Charles1dad I like the part

"If the equipment adds "musicality" to the signal, that is a distortion."

This equates to the "better than real" comments that is occasionally mentioned, kind of like a drug but one thing for sure, over time it becomes increasingly obvious, its always there when sometimes you know it shouldn't be. The thing is that we all hear differently and we have our preferences but unless you spend a lot of time listening to live acoustic performances it can become a bit tricky determining where that line lies. Again great observations Frogman.
Frogman,
That`s a beautiful definition of musicality. Natural being the all important term.
Musicality is the measure of a piece of equipment's ability to let the natural elements of the recorded PERFORMANCE pass through it without so much editorialization that it loses the musician's intent. If the equipment adds "musicality" to the signal, that is a distortion.

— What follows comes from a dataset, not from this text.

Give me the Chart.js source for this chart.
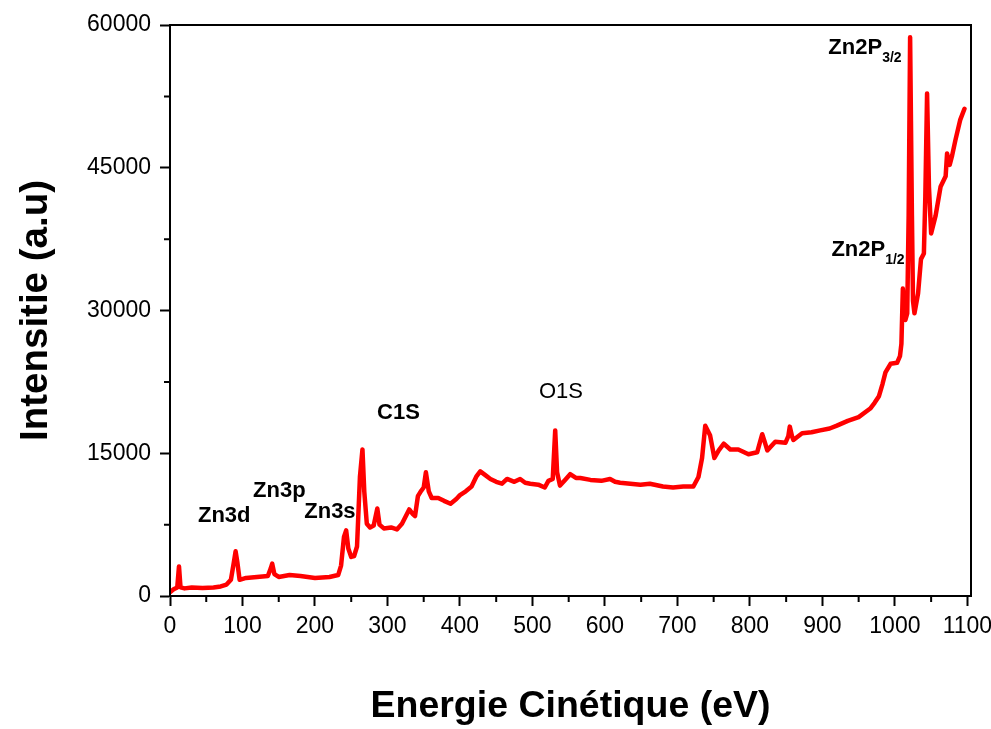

Simply put, musicality IS accuracy; not the opposite of it.

Recently I made some improvements that have been quite rewarding. When you make improvements in amp and speaker at the same time, it's impossible to tell "who is doing what". Since the sound is much more "musical", I began to ponder that word.

"Musicality" in regard to components is a misnomer. This new music I was hearing, was on the CD before I got the new components. This new "nuance" was the musicians "musicality" that I had not heard before. Audio components are not musical instruments, consequently they possess no "musicality".

Since my system is "ultra neutral", there is nothing about it that can be termed "musical".